(Code that draws figures)
##############################

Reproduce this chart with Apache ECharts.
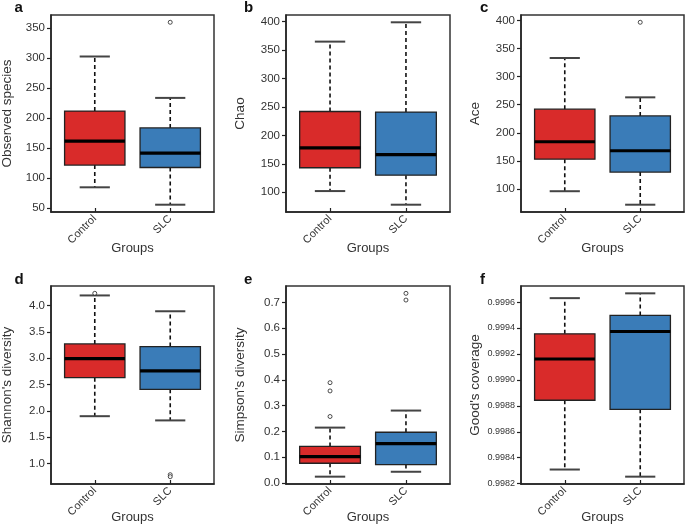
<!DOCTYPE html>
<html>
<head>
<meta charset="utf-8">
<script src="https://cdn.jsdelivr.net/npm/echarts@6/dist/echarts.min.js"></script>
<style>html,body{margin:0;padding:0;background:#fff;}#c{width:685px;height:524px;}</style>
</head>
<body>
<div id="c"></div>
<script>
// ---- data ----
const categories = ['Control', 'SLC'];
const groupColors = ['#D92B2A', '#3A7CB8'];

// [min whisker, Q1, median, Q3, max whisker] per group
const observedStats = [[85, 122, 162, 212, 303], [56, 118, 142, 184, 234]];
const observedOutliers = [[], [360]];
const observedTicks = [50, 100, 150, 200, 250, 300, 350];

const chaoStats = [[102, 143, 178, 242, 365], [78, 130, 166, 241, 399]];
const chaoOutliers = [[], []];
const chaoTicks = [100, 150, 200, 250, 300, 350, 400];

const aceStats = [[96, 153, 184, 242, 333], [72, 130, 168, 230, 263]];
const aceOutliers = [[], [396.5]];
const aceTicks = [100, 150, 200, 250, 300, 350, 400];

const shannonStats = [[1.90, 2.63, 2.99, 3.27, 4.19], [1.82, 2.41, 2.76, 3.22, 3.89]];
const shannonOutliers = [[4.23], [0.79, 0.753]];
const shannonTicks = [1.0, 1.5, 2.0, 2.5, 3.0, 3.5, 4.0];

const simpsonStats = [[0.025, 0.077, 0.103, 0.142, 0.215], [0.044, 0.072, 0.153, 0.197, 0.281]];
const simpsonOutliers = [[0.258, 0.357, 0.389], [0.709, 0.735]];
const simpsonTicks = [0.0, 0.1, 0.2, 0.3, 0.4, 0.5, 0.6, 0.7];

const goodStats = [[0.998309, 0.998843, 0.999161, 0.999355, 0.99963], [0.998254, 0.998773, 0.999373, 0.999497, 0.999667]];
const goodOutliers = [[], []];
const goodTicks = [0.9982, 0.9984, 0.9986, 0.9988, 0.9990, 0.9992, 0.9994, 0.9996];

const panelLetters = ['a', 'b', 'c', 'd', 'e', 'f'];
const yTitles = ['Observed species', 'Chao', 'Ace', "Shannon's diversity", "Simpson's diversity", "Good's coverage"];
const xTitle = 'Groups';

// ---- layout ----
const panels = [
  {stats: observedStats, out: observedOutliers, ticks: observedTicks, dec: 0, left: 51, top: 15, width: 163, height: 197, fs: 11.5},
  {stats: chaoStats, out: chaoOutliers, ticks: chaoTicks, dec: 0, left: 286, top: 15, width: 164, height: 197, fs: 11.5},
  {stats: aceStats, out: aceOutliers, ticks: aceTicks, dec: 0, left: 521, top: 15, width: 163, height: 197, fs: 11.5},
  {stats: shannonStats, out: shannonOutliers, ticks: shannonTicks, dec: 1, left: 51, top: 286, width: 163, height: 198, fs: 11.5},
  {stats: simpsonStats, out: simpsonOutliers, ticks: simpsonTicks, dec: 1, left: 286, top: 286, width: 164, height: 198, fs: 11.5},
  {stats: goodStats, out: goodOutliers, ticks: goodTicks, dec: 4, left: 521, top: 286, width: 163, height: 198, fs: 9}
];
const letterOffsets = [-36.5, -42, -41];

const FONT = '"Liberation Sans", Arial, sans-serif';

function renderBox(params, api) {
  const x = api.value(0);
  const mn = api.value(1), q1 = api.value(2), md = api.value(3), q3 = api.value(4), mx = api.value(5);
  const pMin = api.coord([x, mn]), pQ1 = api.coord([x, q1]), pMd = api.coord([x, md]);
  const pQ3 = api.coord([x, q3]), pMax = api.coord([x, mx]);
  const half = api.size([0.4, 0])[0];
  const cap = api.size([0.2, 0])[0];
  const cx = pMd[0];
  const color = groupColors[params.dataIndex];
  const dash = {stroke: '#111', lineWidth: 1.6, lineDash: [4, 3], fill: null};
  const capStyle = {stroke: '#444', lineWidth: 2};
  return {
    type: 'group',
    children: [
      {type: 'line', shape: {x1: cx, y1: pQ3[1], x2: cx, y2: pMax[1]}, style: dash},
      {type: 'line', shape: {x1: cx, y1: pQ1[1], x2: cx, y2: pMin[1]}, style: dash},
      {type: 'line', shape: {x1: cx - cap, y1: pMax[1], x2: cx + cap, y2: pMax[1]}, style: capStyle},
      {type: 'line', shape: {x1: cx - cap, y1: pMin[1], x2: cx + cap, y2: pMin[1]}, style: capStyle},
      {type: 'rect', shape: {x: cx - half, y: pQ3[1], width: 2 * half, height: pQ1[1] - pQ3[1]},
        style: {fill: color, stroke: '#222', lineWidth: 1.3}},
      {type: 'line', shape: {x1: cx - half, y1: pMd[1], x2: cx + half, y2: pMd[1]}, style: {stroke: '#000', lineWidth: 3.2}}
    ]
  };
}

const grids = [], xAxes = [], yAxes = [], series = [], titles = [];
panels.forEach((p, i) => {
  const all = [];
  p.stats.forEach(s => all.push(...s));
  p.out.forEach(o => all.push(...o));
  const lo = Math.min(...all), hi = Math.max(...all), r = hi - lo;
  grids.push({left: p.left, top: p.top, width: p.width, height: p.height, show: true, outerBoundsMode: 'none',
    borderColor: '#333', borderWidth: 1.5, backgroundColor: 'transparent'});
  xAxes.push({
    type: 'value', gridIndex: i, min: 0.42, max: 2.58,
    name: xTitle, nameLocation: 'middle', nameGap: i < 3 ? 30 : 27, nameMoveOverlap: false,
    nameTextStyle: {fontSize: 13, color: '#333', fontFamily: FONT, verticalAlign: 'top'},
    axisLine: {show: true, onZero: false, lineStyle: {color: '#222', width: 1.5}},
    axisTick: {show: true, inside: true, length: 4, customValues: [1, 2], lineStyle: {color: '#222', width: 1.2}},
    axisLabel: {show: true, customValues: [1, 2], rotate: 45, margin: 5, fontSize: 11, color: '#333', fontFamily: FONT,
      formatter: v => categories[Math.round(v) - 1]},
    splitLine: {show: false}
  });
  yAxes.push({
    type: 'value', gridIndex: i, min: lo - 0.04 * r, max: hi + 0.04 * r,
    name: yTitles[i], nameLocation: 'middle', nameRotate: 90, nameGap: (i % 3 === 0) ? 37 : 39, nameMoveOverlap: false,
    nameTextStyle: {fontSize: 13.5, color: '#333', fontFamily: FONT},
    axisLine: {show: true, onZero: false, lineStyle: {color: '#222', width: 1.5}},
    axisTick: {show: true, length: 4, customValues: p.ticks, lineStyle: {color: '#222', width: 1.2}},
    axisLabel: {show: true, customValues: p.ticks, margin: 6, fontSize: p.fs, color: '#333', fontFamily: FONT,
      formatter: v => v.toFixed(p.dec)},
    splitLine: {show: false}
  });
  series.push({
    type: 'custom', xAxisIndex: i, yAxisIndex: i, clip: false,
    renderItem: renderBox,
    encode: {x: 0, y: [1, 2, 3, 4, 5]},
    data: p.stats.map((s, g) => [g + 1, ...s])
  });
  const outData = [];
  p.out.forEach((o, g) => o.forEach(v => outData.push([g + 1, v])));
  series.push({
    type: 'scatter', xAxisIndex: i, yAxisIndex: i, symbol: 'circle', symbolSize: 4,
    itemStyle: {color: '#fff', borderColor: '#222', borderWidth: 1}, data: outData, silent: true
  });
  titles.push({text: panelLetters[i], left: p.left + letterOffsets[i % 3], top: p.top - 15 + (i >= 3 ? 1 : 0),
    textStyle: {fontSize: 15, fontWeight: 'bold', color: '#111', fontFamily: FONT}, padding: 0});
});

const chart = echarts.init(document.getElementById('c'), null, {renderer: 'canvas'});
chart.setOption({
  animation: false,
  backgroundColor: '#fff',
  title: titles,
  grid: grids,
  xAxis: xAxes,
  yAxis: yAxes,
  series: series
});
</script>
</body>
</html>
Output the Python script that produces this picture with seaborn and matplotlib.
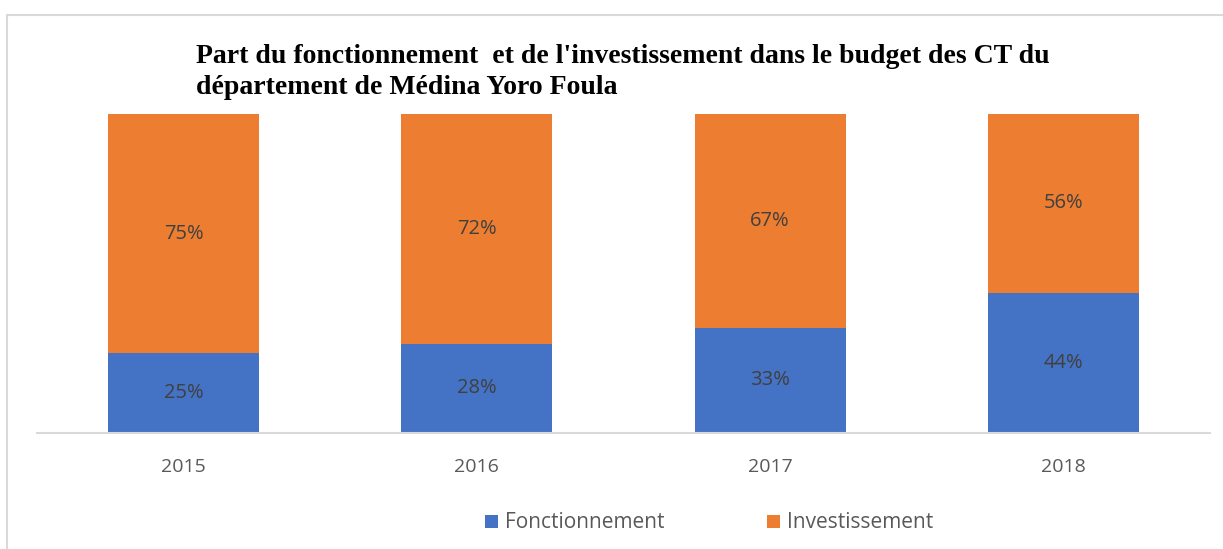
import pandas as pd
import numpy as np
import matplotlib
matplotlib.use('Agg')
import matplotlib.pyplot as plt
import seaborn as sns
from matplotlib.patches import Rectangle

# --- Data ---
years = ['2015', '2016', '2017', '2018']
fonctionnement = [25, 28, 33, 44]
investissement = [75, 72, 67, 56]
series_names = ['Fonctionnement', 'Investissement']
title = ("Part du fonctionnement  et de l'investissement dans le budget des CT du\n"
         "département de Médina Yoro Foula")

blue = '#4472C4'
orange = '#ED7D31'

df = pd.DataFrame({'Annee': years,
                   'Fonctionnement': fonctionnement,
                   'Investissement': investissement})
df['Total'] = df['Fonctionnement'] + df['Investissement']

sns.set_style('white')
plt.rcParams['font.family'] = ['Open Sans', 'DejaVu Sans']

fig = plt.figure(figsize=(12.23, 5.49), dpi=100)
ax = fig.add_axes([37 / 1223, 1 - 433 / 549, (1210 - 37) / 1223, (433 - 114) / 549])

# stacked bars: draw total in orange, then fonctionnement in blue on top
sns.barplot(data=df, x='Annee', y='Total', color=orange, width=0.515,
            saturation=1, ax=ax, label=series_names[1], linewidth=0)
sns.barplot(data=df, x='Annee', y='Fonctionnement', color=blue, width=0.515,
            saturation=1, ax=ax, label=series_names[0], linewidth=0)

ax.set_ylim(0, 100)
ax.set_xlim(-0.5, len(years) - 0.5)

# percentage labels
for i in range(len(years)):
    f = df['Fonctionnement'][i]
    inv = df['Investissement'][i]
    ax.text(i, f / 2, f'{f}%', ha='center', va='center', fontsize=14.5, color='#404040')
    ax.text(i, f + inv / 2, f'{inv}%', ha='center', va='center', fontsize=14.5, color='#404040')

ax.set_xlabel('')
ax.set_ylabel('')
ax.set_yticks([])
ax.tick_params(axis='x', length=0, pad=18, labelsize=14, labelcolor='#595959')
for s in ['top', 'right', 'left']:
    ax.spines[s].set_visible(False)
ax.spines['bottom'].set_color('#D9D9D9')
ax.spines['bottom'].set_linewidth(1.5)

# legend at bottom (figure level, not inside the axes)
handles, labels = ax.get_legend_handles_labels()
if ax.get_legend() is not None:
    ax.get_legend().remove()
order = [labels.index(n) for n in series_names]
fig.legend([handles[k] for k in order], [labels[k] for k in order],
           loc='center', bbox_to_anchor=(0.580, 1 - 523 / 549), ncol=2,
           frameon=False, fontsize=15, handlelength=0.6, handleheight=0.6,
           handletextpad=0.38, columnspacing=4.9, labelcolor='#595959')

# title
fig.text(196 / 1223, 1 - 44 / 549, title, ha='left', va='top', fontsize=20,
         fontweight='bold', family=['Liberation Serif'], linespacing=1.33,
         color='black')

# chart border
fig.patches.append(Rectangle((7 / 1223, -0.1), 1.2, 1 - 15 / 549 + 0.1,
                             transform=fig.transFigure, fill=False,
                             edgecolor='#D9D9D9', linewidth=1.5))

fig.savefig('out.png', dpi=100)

##############################

[Problem to work on] Write out the lines running from the one that contains "Output the Python" through the one that contains "ax = fig.add_axes([37", ends included, and nothing else. Pictures stay out of the copy.

[Written answer]
Output the Python script that produces this picture with seaborn and matplotlib.
import pandas as pd
import numpy as np
import matplotlib
matplotlib.use('Agg')
import matplotlib.pyplot as plt
import seaborn as sns
from matplotlib.patches import Rectangle

# --- Data ---
years = ['2015', '2016', '2017', '2018']
fonctionnement = [25, 28, 33, 44]
investissement = [75, 72, 67, 56]
series_names = ['Fonctionnement', 'Investissement']
title = ("Part du fonctionnement  et de l'investissement dans le budget des CT du\n"
         "département de Médina Yoro Foula")

blue = '#4472C4'
orange = '#ED7D31'

df = pd.DataFrame({'Annee': years,
                   'Fonctionnement': fonctionnement,
                   'Investissement': investissement})
df['Total'] = df['Fonctionnement'] + df['Investissement']

sns.set_style('white')
plt.rcParams['font.family'] = ['Open Sans', 'DejaVu Sans']

fig = plt.figure(figsize=(12.23, 5.49), dpi=100)
ax = fig.add_axes([37 / 1223, 1 - 433 / 549, (1210 - 37) / 1223, (433 - 114) / 549])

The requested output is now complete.